Neighbour not surprised dogs were seized by Hamilton SPCA

Woman says 'everyone would ask, doesn't the barking drive you crazy?'

When the SPCA raided a Waterford area residence late last week, neighbor Rayvin Squires wasn’t surprised.

"Everyone would ask, ‘doesn’t the barking drive you crazy?’" she said of the home next door to her own on Thompson Road.

She noted one family would often complain that there appeared to be dogs living on the property, but no people.

"I would see people come and go every once in awhile," Squires said.

"I knew that the new tenant was supposed to be breeding dogs there. I don’t know what is a normal number of dogs for a breeder."

Hamilton Burlington SPCA workers removed nearly 150 small breed dogs from the property on Friday, describing the living conditions as "deplorable," but releasing few other details due to an ongoing investigation.

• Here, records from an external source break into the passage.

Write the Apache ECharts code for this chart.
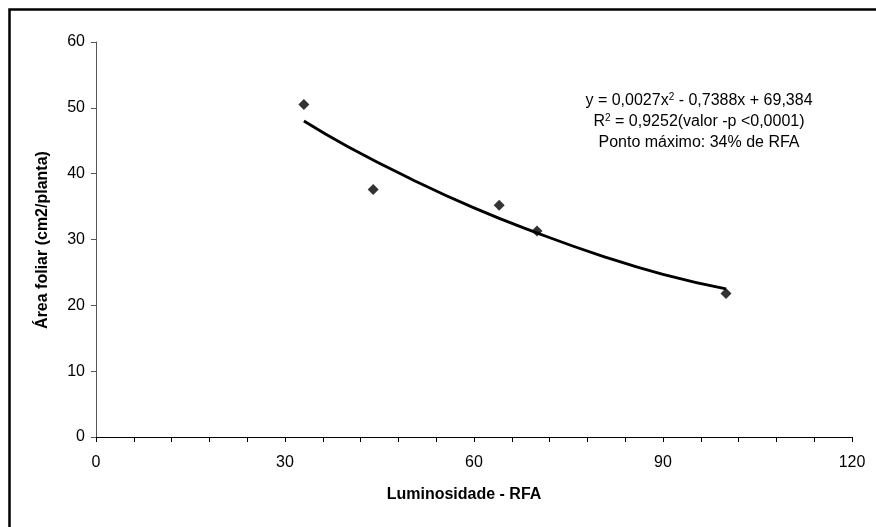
<!DOCTYPE html>
<html>
<head>
<meta charset="utf-8">
<script src="https://cdn.jsdelivr.net/npm/echarts@6/dist/echarts.min.js"></script>
<style>html,body{margin:0;padding:0;background:#fff}#c{width:876px;height:527px}</style>
</head>
<body>
<div id="c"></div>
<script>
// Observed points
const obsX = [33, 44, 64, 70, 100];
const obsY = [50.5, 37.6, 35.2, 31.3, 21.8];
// Trend line
const trendX = [33, 40, 50, 60, 70, 80, 90, 100];
const trendY = [48.0, 44.1, 39.2, 34.8, 31.0, 27.6, 24.7, 22.5];
const xTickLabels = [0, 30, 60, 90, 120];
const yTicks = [0, 10, 20, 30, 40, 50, 60];
const xTitle = 'Luminosidade - RFA';
const yTitle = 'Área foliar (cm2/planta)';
const eqLines = ['y = 0,0027x{s|2} - 0,7388x + 69,384', 'R{s|2} = 0,9252(valor -p <0,0001)', 'Ponto máximo: 34% de RFA'];

const font = '"Liberation Sans", Arial, sans-serif';
const chart = echarts.init(document.getElementById('c'), null, {renderer: 'canvas'});
chart.setOption({
  animation: false,
  backgroundColor: '#fff',
  grid: {left: 96, right: 24, top: 42, bottom: 90},
  xAxis: {
    type: 'value', min: 0, max: 120, interval: 6,
    axisLine: {lineStyle: {color: '#000', width: 1}},
    axisTick: {show: true, inside: false, length: 5, lineStyle: {color: '#000'}},
    axisLabel: {fontFamily: font, fontSize: 16, color: '#000', margin: 18,
      formatter: v => xTickLabels.indexOf(v) >= 0 ? String(v) : ''},
    splitLine: {show: false}
  },
  yAxis: {
    type: 'value', min: 0, max: 60, interval: 10,
    axisLine: {show: true, lineStyle: {color: '#555', width: 1}},
    axisTick: {show: true, inside: false, length: 5, lineStyle: {color: '#555'}},
    axisLabel: {fontFamily: font, fontSize: 16, color: '#000', margin: 11,
      formatter: v => yTicks.indexOf(v) >= 0 ? String(v) : ''},
    splitLine: {show: false}
  },
  series: [
    {
      type: 'line', data: trendX.map((x, i) => [x, trendY[i]]),
      smooth: true, showSymbol: false,
      lineStyle: {color: '#000', width: 2.8}, z: 2
    },
    {
      type: 'scatter', data: obsX.map((x, i) => [x, obsY[i]]),
      symbol: 'diamond', symbolSize: 11,
      itemStyle: {color: '#000'}, z: 3
    }
  ],
  graphic: [
    {type: 'rect', left: 7, top: 7, shape: {width: 900, height: 560},
     style: {fill: 'none', stroke: '#000', lineWidth: 2.5}, silent: true},
    {type: 'text', x: 464, y: 495,
     style: {text: xTitle, align: 'center', verticalAlign: 'middle',
       fontFamily: font, fontSize: 16, fontWeight: 'bold', fill: '#000'}},
    {type: 'text', x: 43, y: 240, rotation: Math.PI / 2,
     style: {text: yTitle, align: 'center', verticalAlign: 'middle',
       fontFamily: font, fontSize: 16, fontWeight: 'bold', fill: '#000'}},
    {type: 'text', x: 699, y: 122,
     style: {text: eqLines.join('\n'), align: 'center', verticalAlign: 'middle',
       fontFamily: font, fontSize: 16, fill: '#000', lineHeight: 21,
       rich: {s: {fontSize: 10, fontFamily: font, padding: [0, 0, 8, 0]}}}}
  ]
});
</script>
</body>
</html>
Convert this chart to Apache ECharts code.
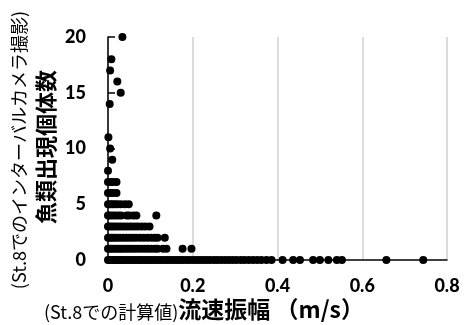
<!DOCTYPE html>
<html><head><meta charset="utf-8">
<script src="https://cdn.jsdelivr.net/npm/echarts@6/dist/echarts.min.js"></script>
<style>html,body{margin:0;padding:0;background:#fff}#c{width:464px;height:325px}</style>
</head><body><div id="c"></div>
<script>
// Fish count levels (y) and the flow-amplitude values (x, m/s) observed at each level
const countLevels = [0, 1, 2, 3, 4, 5, 6, 7, 8, 9, 10, 11, 14, 15, 16, 17, 18, 20];
const amplitudesByLevel = [
  [0, 0.004, 0.008, 0.012, 0.017, 0.021, 0.026, 0.031, 0.036, 0.041, 0.047, 0.052, 0.058, 0.063, 0.069, 0.075, 0.08, 0.086, 0.092, 0.098, 0.104, 0.11, 0.117, 0.123, 0.13, 0.137, 0.143, 0.15, 0.157, 0.164, 0.171, 0.178, 0.186, 0.193, 0.201, 0.209, 0.217, 0.225, 0.233, 0.241, 0.25, 0.258, 0.267, 0.276, 0.285, 0.294, 0.303, 0.313, 0.322, 0.332, 0.342, 0.352, 0.362, 0.374, 0.386, 0.412, 0.437, 0.453, 0.484, 0.5, 0.52, 0.54, 0.552, 0.657, 0.744],
  [0, 0.005, 0.01, 0.016, 0.022, 0.028, 0.034, 0.041, 0.048, 0.055, 0.062, 0.07, 0.078, 0.086, 0.094, 0.102, 0.11, 0.117, 0.13, 0.138, 0.176, 0.197],
  [0, 0.005, 0.01, 0.016, 0.022, 0.029, 0.036, 0.043, 0.05, 0.058, 0.066, 0.075, 0.084, 0.093, 0.102, 0.11, 0.117, 0.134],
  [0, 0.005, 0.011, 0.017, 0.024, 0.031, 0.038, 0.046, 0.054, 0.062, 0.07, 0.079, 0.088, 0.098],
  [0, 0.005, 0.011, 0.017, 0.024, 0.031, 0.044, 0.05, 0.06, 0.067, 0.114],
  [0, 0.005, 0.01, 0.016, 0.022, 0.03, 0.04, 0.049],
  [0, 0.006, 0.012, 0.02],
  [0, 0.006, 0.012, 0.02],
  [0],
  [0.01],
  [0.005],
  [0.001],
  [0.004],
  [0.03],
  [0.022],
  [0.005],
  [0.008],
  [0.034]
];
const xTicks = [0, 0.2, 0.4, 0.6, 0.8];
const yTicks = [0, 5, 10, 15, 20];
const xNameSmall = '(St.8での計算値)';
const xNameBold = '流速振幅 （m/s）';
const yNameSmall = '(St.8でのインターバルカメラ撮影)';
const yNameBold = '魚類出現個体数';

const points = [];
countLevels.forEach((lv, i) => amplitudesByLevel[i].forEach(x => points.push([x, lv])));

const numFont = 'Lato, "Noto Sans", sans-serif';
const cjk = '"Noto Sans CJK JP", "Noto Sans", sans-serif';

const chart = echarts.init(document.getElementById('c'));
chart.setOption({
  animation: false,
  grid: {left: 108, right: 17, top: 37, bottom: 65},
  xAxis: {
    type: 'value', min: xTicks[0], max: xTicks[xTicks.length - 1], interval: 0.2,
    axisLine: {show: true, lineStyle: {color: '#000', width: 1.5}},
    axisTick: {show: false},
    splitLine: {show: true, lineStyle: {color: '#d0d0d0', width: 1.5}},
    axisLabel: {color: '#000', fontSize: 18, fontWeight: 900, fontFamily: numFont, margin: 17,
      formatter: v => String(+v.toFixed(1))}
  },
  yAxis: {
    type: 'value', min: yTicks[0], max: yTicks[yTicks.length - 1], interval: 5,
    axisLine: {show: true, lineStyle: {color: '#000', width: 1.5}},
    axisTick: {show: true, inside: true, length: 7, lineStyle: {color: '#000', width: 1.5}},
    splitLine: {show: false},
    axisLabel: {color: '#000', fontSize: 18, fontWeight: 900, fontFamily: numFont, margin: 22}
  },
  series: [{
    type: 'scatter', data: points, symbol: 'circle', symbolSize: 8, clip: false,
    itemStyle: {color: '#000', opacity: 1}
  }],
  graphic: [
    {type: 'text', left: 44, top: 298, style: {
      text: '{s|' + xNameSmall + '}{b|' + xNameBold + '}',
      rich: {
        s: {fontSize: 18, fontFamily: cjk, fill: '#000', verticalAlign: 'bottom'},
        b: {fontSize: 23, fontWeight: 'bold', fontFamily: cjk, fill: '#000', verticalAlign: 'bottom'}
      }}},
    {type: 'text', x: 19, y: 150, rotation: Math.PI / 2, style: {
      text: yNameSmall, fontSize: 18, fontFamily: cjk, fill: '#000', align: 'center', verticalAlign: 'middle'}},
    {type: 'text', x: 46, y: 147, rotation: Math.PI / 2, style: {
      text: yNameBold, fontSize: 22, fontWeight: 'bold', fontFamily: cjk, fill: '#000', align: 'center', verticalAlign: 'middle'}}
  ]
});
</script></body></html>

The property is owned by a Lisa Avery of Brantford and rented to Johnnyangel Voyager, the Hamilton Spectator has reported.

When contacted on Wednesday, Voyager told CBC Hamilton there is an SPCA investigation and he will not comment.

"Once it’s done and complete, I’d be happy to speak with you," he said.

"But I’m not going to answer any questions until then because I don’t want to jeopardize the integrity of the investigation."

Voyager’s website indicates he breeds Italian greyhounds — or "iggies" as they’re known in the show dog world — and shows them in competitions.

In July, Norfolk OPP received a complaint about the animals’ living conditions, according to Const. Ed Sanchuk.

"When we receive a complaint, we investigate ourselves and if we need further assistance, we contact the SPCA," Sanchuk explained.

The Norfolk OPP did contact the HBSPCA following its investigation, according to Sanchuk. But Vivian LaFlamme, an inspector at the HBSPCA, said they received the tip last week from the Simcoe Humane Society.

Catherine Hosken, president of the Simcoe Humane Society, said a private citizen, not the OPP, notified them about the property last week.

In response, Sanchuk suggested a second complaint may have been made, but said the OPP contacted the SPCA about the July complaint, as well as Norfolk County animal control and bylaw, who are currently assisting with the investigation.

"We receive quite a few animal complaints and we take them seriously," he said.

When asked whether the SPCA was contacted within a few weeks of the July complaint, Sanchuk replied:

"I would assume so, yes."

Norfolk County by-law officer, Fritz Enzlin, said the local animal control was contacted by OPP about the dogs, but animal cruelty cases are outside their jurisdiction.

"Sometimes, out of the goodness of their hearts, they may go on their own to look, but they can't take any action," Enzlin said.

However, he said they pass along any animal cruelty cases to the OSPCA so that proper action can be taken.